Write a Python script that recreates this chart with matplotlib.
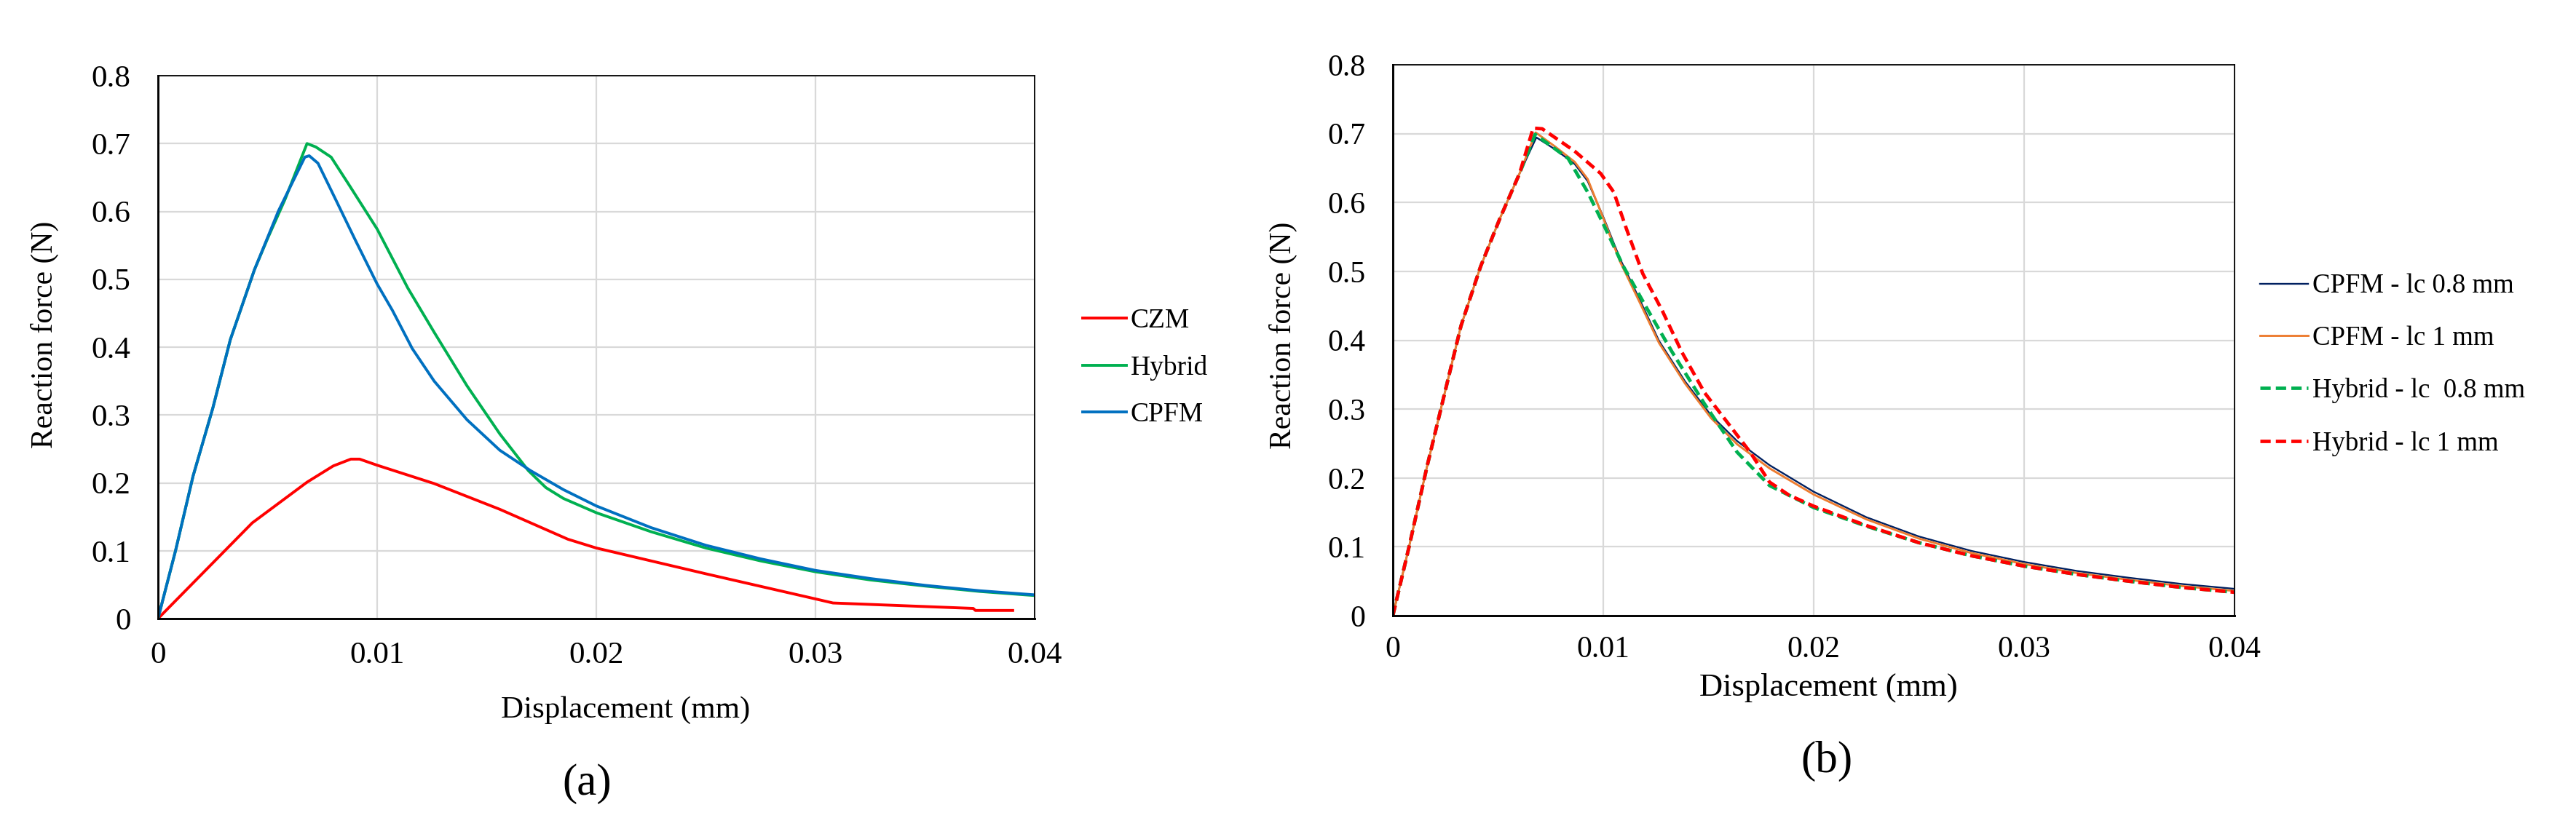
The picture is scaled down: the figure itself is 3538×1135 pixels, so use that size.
import matplotlib
matplotlib.use("Agg")
import matplotlib.pyplot as plt
import numpy as np

plt.rcParams["font.family"] = ["Liberation Serif", "DejaVu Serif"]

# ---------------------------------------------------------------------------
# (a) CZM / Hybrid / CPFM
# ---------------------------------------------------------------------------
czm_x = [0, 0.0043, 0.0068, 0.0080, 0.0088, 0.0092, 0.0100, 0.0126, 0.0156,
         0.0187, 0.0200, 0.0250, 0.0300, 0.0308, 0.0340, 0.0372, 0.0373, 0.0390]
czm_y = [0, 0.141, 0.201, 0.225, 0.235, 0.235, 0.226, 0.199, 0.161,
         0.117, 0.104, 0.066, 0.029, 0.023, 0.019, 0.015, 0.012, 0.012]

hyb_x = [0, 0.0008, 0.0016, 0.0025, 0.0033, 0.0044, 0.0050, 0.0058, 0.0068,
         0.0072, 0.0079, 0.0087, 0.0100, 0.0114, 0.0126, 0.0141, 0.0156, 0.0169,
         0.0177, 0.0185, 0.0200, 0.0225, 0.0250, 0.0275, 0.0300, 0.0325, 0.0350,
         0.0375, 0.0400]
hyb_y = [0, 0.100, 0.210, 0.310, 0.411, 0.514, 0.560, 0.618, 0.700,
         0.695, 0.680, 0.640, 0.574, 0.487, 0.422, 0.343, 0.272, 0.218,
         0.193, 0.177, 0.156, 0.128, 0.104, 0.085, 0.069, 0.057, 0.048,
         0.040, 0.034]

cpfm_x = [0, 0.0008, 0.0016, 0.0025, 0.0033, 0.0044, 0.0055, 0.0067, 0.0069,
          0.0073, 0.0081, 0.0090, 0.0100, 0.0107, 0.0116, 0.0126, 0.0141, 0.0156,
          0.0170, 0.0185, 0.0200, 0.0225, 0.0250, 0.0275, 0.0300, 0.0325, 0.0350,
          0.0375, 0.0400]
cpfm_y = [0, 0.100, 0.210, 0.310, 0.411, 0.514, 0.601, 0.680, 0.682,
          0.671, 0.618, 0.558, 0.493, 0.454, 0.398, 0.350, 0.293, 0.248,
          0.218, 0.190, 0.166, 0.134, 0.108, 0.088, 0.071, 0.059, 0.049,
          0.041, 0.035]

# ---------------------------------------------------------------------------
# (b) mesh size comparison
# ---------------------------------------------------------------------------
rise_x = [0, 0.00077, 0.00162, 0.00247, 0.00324, 0.00417, 0.00509, 0.00602]
rise_y = [0, 0.100, 0.216, 0.324, 0.421, 0.507, 0.577, 0.642]

c08_x = rise_x + [0.00682, 0.00772, 0.00864, 0.00926, 0.01003, 0.0108, 0.01173,
                  0.01265, 0.01389, 0.01512, 0.01636, 0.0179, 0.0200, 0.0225,
                  0.0250, 0.0275, 0.0300, 0.0325, 0.0350, 0.0375, 0.0400]
c08_y = rise_y + [0.6945, 0.677, 0.656, 0.631, 0.577, 0.518, 0.459,
                  0.399, 0.340, 0.291, 0.2536, 0.2186, 0.180, 0.143,
                  0.115, 0.094, 0.078, 0.065, 0.055, 0.046, 0.039]

c1_x = rise_x + [0.00679, 0.00772, 0.00864, 0.00926, 0.01003, 0.0108, 0.01173,
                 0.01265, 0.01389, 0.01512, 0.01636, 0.0179, 0.0200, 0.0225,
                 0.0250, 0.0275, 0.0300, 0.0325, 0.0350, 0.0375, 0.0400]
c1_y = rise_y + [0.7016, 0.681, 0.659, 0.634, 0.575, 0.514, 0.455,
                 0.396, 0.337, 0.287, 0.249, 0.214, 0.176, 0.140,
                 0.112, 0.091, 0.075, 0.062, 0.052, 0.043, 0.036]

h08_x = rise_x + [0.00676, 0.00833, 0.00926, 0.01003, 0.01096, 0.01204, 0.01327,
                  0.01481, 0.01636, 0.0179, 0.0200, 0.0225, 0.0250, 0.0275,
                  0.0300, 0.0325, 0.0350, 0.0375, 0.0400]
h08_y = rise_y + [0.699, 0.664, 0.615, 0.567, 0.507, 0.448, 0.383,
                  0.3076, 0.2375, 0.189, 0.157, 0.130, 0.106, 0.087,
                  0.072, 0.060, 0.050, 0.041, 0.034]

h1_x = rise_x + [0.00667, 0.0071, 0.00864, 0.00988, 0.0105, 0.01111, 0.01188,
                 0.01281, 0.01373, 0.01481, 0.0159, 0.01698, 0.0179, 0.01883,
                 0.0200, 0.0225, 0.0250, 0.0275, 0.0300, 0.0325, 0.0350, 0.0375,
                 0.0400]
h1_y = rise_y + [0.708, 0.707, 0.6746, 0.642, 0.615, 0.561, 0.4965,
                 0.4425, 0.383, 0.324, 0.2806, 0.2375, 0.194, 0.175,
                 0.159, 0.131, 0.106, 0.087, 0.072, 0.060, 0.050, 0.041,
                 0.034]

xticks = [0, 0.01, 0.02, 0.03, 0.04]
xtick_labels = ["0", "0.01", "0.02", "0.03", "0.04"]
yticks = [0, 0.1, 0.2, 0.3, 0.4, 0.5, 0.6, 0.7, 0.8]
ytick_labels = ["0", "0.1", "0.2", "0.3", "0.4", "0.5", "0.6", "0.7", "0.8"]

W, H = 3538, 1135
fig = plt.figure(figsize=(W / 100, H / 100), dpi=100)

ax_a = fig.add_axes([217 / W, 1 - 850 / H, (1421 - 217) / W, (850 - 104) / H])
ax_b = fig.add_axes([1913 / W, 1 - 846 / H, (3069 - 1913) / W, (846 - 89) / H])


def style_axes(ax, tick_size, xpad):
    ax.set_xlim(0, 0.04)
    ax.set_ylim(0, 0.8)
    ax.set_xticks(xticks)
    ax.set_xticklabels(xtick_labels)
    ax.set_yticks(yticks)
    ax.set_yticklabels(ytick_labels)
    ax.tick_params(axis="both", length=0, labelsize=tick_size)
    ax.tick_params(axis="x", pad=xpad)
    ax.tick_params(axis="y", pad=27)
    ax.grid(True, color="#d9d9d9", linewidth=1.6)
    ax.set_axisbelow(True)
    for side in ["top", "right"]:
        ax.spines[side].set_linewidth(1.3)
    for side in ["left", "bottom"]:
        ax.spines[side].set_linewidth(2.1)


style_axes(ax_a, 31, 23)
style_axes(ax_b, 30, 20)

# --- panel (a)
ax_a.plot(czm_x, czm_y, color="#ff0000", linewidth=2.8, label="CZM")
ax_a.plot(hyb_x, hyb_y, color="#00b050", linewidth=2.8, label="Hybrid")
ax_a.plot(cpfm_x, cpfm_y, color="#0070c0", linewidth=2.8, label="CPFM")
ax_a.set_xlabel("Displacement (mm)", fontsize=31)
ax_a.xaxis.set_label_coords(0.533, -0.169)
ax_a.xaxis.label.set_va("center")
ax_a.set_ylabel("Reaction force (N)", fontsize=30)
ax_a.yaxis.set_label_coords(-0.129, 0.523)
ax_a.yaxis.label.set_va("center")
ax_a.legend(loc="upper left", bbox_to_anchor=(1487 / W, 1 - 424 / H),
            bbox_transform=fig.transFigure, frameon=False, fontsize=27,
            handlelength=1.6, handletextpad=0.15, borderpad=0,
            borderaxespad=0, labelspacing=0.79)

# --- panel (b)
ax_b.plot(c08_x, c08_y, color="#002060", linewidth=1.7, label="CPFM - lc 0.8 mm")
ax_b.plot(c1_x, c1_y, color="#ed7d31", linewidth=2.1, label="CPFM - lc 1 mm")
ax_b.plot(h08_x, h08_y, color="#00b050", linewidth=3.4, dashes=(3.0, 1.5),
          label="Hybrid - lc  0.8 mm")
ax_b.plot(h1_x, h1_y, color="#ff0000", linewidth=3.4, dashes=(3.0, 1.5),
          label="Hybrid - lc 1 mm")
ax_b.set_xlabel("Displacement (mm)", fontsize=32)
ax_b.xaxis.set_label_coords(0.518, -0.131)
ax_b.xaxis.label.set_va("center")
ax_b.set_ylabel("Reaction force (N)", fontsize=30)
ax_b.yaxis.set_label_coords(-0.130, 0.509)
ax_b.yaxis.label.set_va("center")
ax_b.legend(loc="upper left", bbox_to_anchor=(3104 / W, 1 - 376 / H),
            bbox_transform=fig.transFigure, frameon=False, fontsize=26.5,
            handlelength=1.8, handletextpad=0.15, borderpad=0,
            borderaxespad=0, labelspacing=1.01)

fig.text(806 / W, 1 - 1077 / H, "(a)", fontsize=44, ha="center", va="center")
fig.text(2509 / W, 1 - 1046 / H, "(b)", fontsize=44, ha="center", va="center")

fig.savefig("out.png", dpi=100)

+ + + + +

◆ **Required task**: Take the line that contains "The picture is", the line that contains "0.117, 0.104, 0.066, 0.029, 0.023, 0.019, 0.015, 0.012, 0.012]", and all lines between, and give them again exactly; include no other line.

◆ **Expected answer**:
The picture is scaled down: the figure itself is 3538×1135 pixels, so use that size.
import matplotlib
matplotlib.use("Agg")
import matplotlib.pyplot as plt
import numpy as np

plt.rcParams["font.family"] = ["Liberation Serif", "DejaVu Serif"]

# ---------------------------------------------------------------------------
# (a) CZM / Hybrid / CPFM
# ---------------------------------------------------------------------------
czm_x = [0, 0.0043, 0.0068, 0.0080, 0.0088, 0.0092, 0.0100, 0.0126, 0.0156,
         0.0187, 0.0200, 0.0250, 0.0300, 0.0308, 0.0340, 0.0372, 0.0373, 0.0390]
czm_y = [0, 0.141, 0.201, 0.225, 0.235, 0.235, 0.226, 0.199, 0.161,
         0.117, 0.104, 0.066, 0.029, 0.023, 0.019, 0.015, 0.012, 0.012]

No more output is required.